As they may enable certain crops to be grown throughout the year, greenhouses are increasingly important in the food supply of high-latitude countries. One of the largest complexes in the world is in Almería, Andalucía, Spain, where greenhouses cover almost 200 km2 (49,000 acres).
Many vegetables and flowers can be grown in greenhouses in late winter and early spring, and then transplanted outside as the weather warms. Seed tray racks can also be used to stack seed trays inside the greenhouse for later transplanting outside. Hydroponics (especially hydroponic A-frames) can be used to make the most use of the interior space when growing crops to mature size inside the greenhouse.
The relatively closed environment of a greenhouse has its own unique management requirements, compared with outdoor production. Pests and diseases, and extremes of temperature and humidity, have to be controlled, and irrigation is necessary to provide water. Most greenhouses use sprinklers or drip lines. Significant inputs of heat and light may be required, particularly with winter production of warm-weather vegetables.
Greenhouses also have applications outside of the agriculture industry. GlassPoint Solar, located in Fremont, California, encloses solar fields in greenhouses to produce steam for solar-enhanced oil recovery. For example, in November 2017 GlassPoint announced that it is developing a solar enhanced oil recovery facility near Bakersfield, CA that uses greenhouses to enclose its parabolic troughs.
An "alpine house" is a specialized greenhouse used for growing alpine plants. The purpose of an alpine house is to mimic the conditions in which alpine plants grow; particularly to provide protection from wet conditions in winter. Alpine houses are often unheated, since the plants grown there are hardy, or require at most protection from hard frost in the winter. They are designed to have excellent ventilation.
Flowers in a greenhouse
Greenhouses in Almería as seen from space
Worldwide, there are an estimated nine million acres of greenhouses.

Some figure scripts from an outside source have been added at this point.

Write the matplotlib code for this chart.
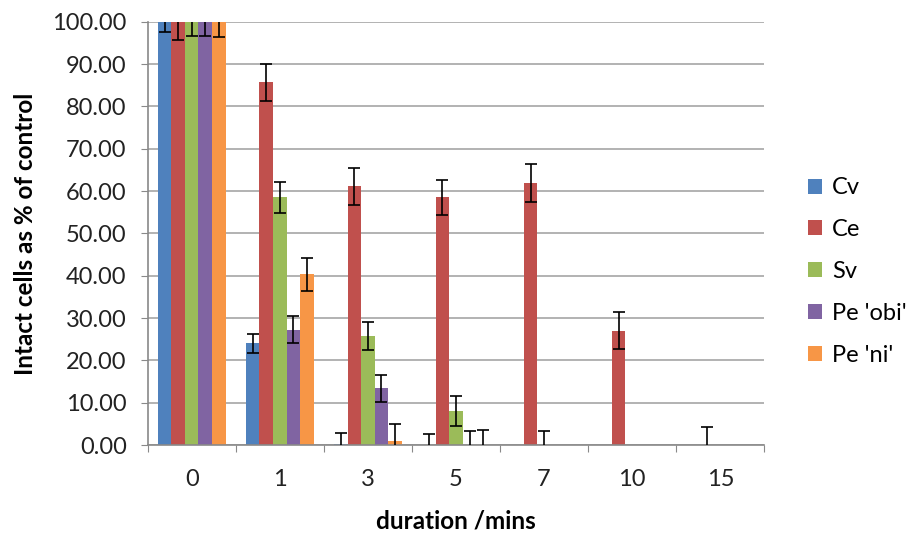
import matplotlib.pyplot as plt
import numpy as np

plt.rcParams['font.family'] = ['Lato', 'DejaVu Sans']

#data
durations = ['0', '1', '3', '5', '7', '10', '15']
series = ['Cv', 'Ce', 'Sv', "Pe 'obi'", "Pe 'ni'"]
nan = np.nan
cv = [100.0, 24.0, 0.3, 0.0, 0.0, 0.0, 0.0]
ce = [100.0, 85.7, 61.1, 58.5, 61.9, 27.0, 0.0]
sv = [100.0, 58.5, 25.8, 8.1, 0.0, 0.0, 0.0]
pe_obi = [100.0, 27.3, 13.4, 0.0, 0.0, 0.0, 0.0]
pe_ni = [100.0, 40.4, 1.0, 0.0, 0.0, 0.0, 0.0]
cv_err = [2.4, 2.3, 2.5, 2.6, nan, nan, nan]
ce_err = [4.3, 4.3, 4.3, 4.2, 4.5, 4.4, 4.3]
sv_err = [3.3, 3.7, 3.3, 3.6, 3.3, nan, nan]
pe_obi_err = [3.3, 3.2, 3.2, 3.3, nan, nan, nan]
pe_ni_err = [3.6, 3.9, 4.0, 3.6, nan, nan, nan]

values = [cv, ce, sv, pe_obi, pe_ni]
errors = [cv_err, ce_err, sv_err, pe_obi_err, pe_ni_err]
colors = ['#4F81BD', '#C0504D', '#9BBB59', '#8064A2', '#F79646']

#plot
fig = plt.figure(figsize=(9.11, 5.33), dpi=100)
ax = fig.add_axes([0.162, 0.165, 0.677, 0.794])

x = np.arange(len(durations))
w = 1 / 6.5
for i in range(len(series)):
    pos = x + (i - 2) * w
    ax.bar(pos, values[i], width=w, color=colors[i], label=series[i], zorder=2)
    ax.errorbar(pos, values[i], yerr=errors[i], fmt='none', ecolor='black',
                elinewidth=1.2, capsize=4.3, capthick=1.2, zorder=3)

ax.set_ylim(0, 100)
ax.set_xlim(-0.5, len(durations) - 0.5)
ax.set_yticks(np.arange(0, 101, 10))
ax.set_yticklabels(['%.2f' % v for v in np.arange(0, 101, 10)], fontsize=17, color='#222222')
ax.set_xticks(np.arange(-0.5, len(durations)), minor=False)
ax.set_xticklabels([])
ax.set_xticks(x, minor=True)
ax.set_xticklabels(durations, minor=True, fontsize=17, color='#222222')
ax.tick_params(axis='x', which='minor', length=0, pad=17)
ax.tick_params(axis='x', which='major', length=5, color='#898989', direction='out')
ax.tick_params(axis='y', length=5, color='#898989', direction='out', pad=10)

ax.yaxis.grid(True, color='#a6a6a6', linewidth=1.2, zorder=0)
ax.set_axisbelow(True)
for s in ['top', 'right']:
    ax.spines[s].set_visible(False)
for s in ['left', 'bottom']:
    ax.spines[s].set_color('#898989')
    ax.spines[s].set_linewidth(1.2)

ax.set_xlabel('duration /mins', fontsize=17.5, fontweight='bold', labelpad=14)
ax.set_ylabel('Intact cells as % of control', fontsize=17.5, fontweight='bold', labelpad=11)

ax.legend(loc='center left', bbox_to_anchor=(1.071, 0.41), frameon=False, fontsize=17,
          handlelength=0.6, handleheight=0.6, handletextpad=0.4, labelspacing=0.88,
          borderpad=0, borderaxespad=0)

plt.savefig('out.png', dpi=100)
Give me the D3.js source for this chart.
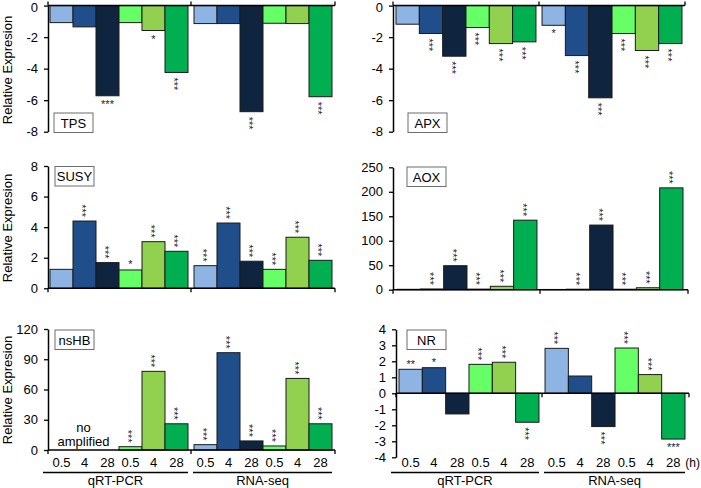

Greenhouses began to be built in the Westland region of the Netherlands in the mid-19th century. The addition of sand to bogs and clay soil created fertile soil for agriculture, and around 1850, grapes were grown in the first greenhouses, simple glass constructions with one of the sides consisting of a solid wall. By the early 20th century, greenhouses began to be constructed with all sides built using glass, and they began to be heated. This also allowed for the production of fruits and vegetables that did not ordinarily grow in the area. Today, the Westland and the area around Aalsmeer have the highest concentration of greenhouse agriculture in the world. The Westland produces mostly vegetables, besides plants and flowers; Aalsmeer is noted mainly for the production of flowers and potted plants. Since the 20th century, the area around Venlo and parts of Drenthe have also become important regions for greenhouse agriculture.
Since 2000, technical innovations include the "closed greenhouse", a completely closed system allowing the grower complete control over the growing process while using less energy. Floating greenhouses[clarification needed] are used in watery areas of the country.
The Netherlands has around 4,000 greenhouse enterprises that operate over 9,000 hectares of greenhouses and employ some 150,000 workers, producing €7.2 billion worth of vegetables, fruit, plants, and flowers, some 80% of which is exported.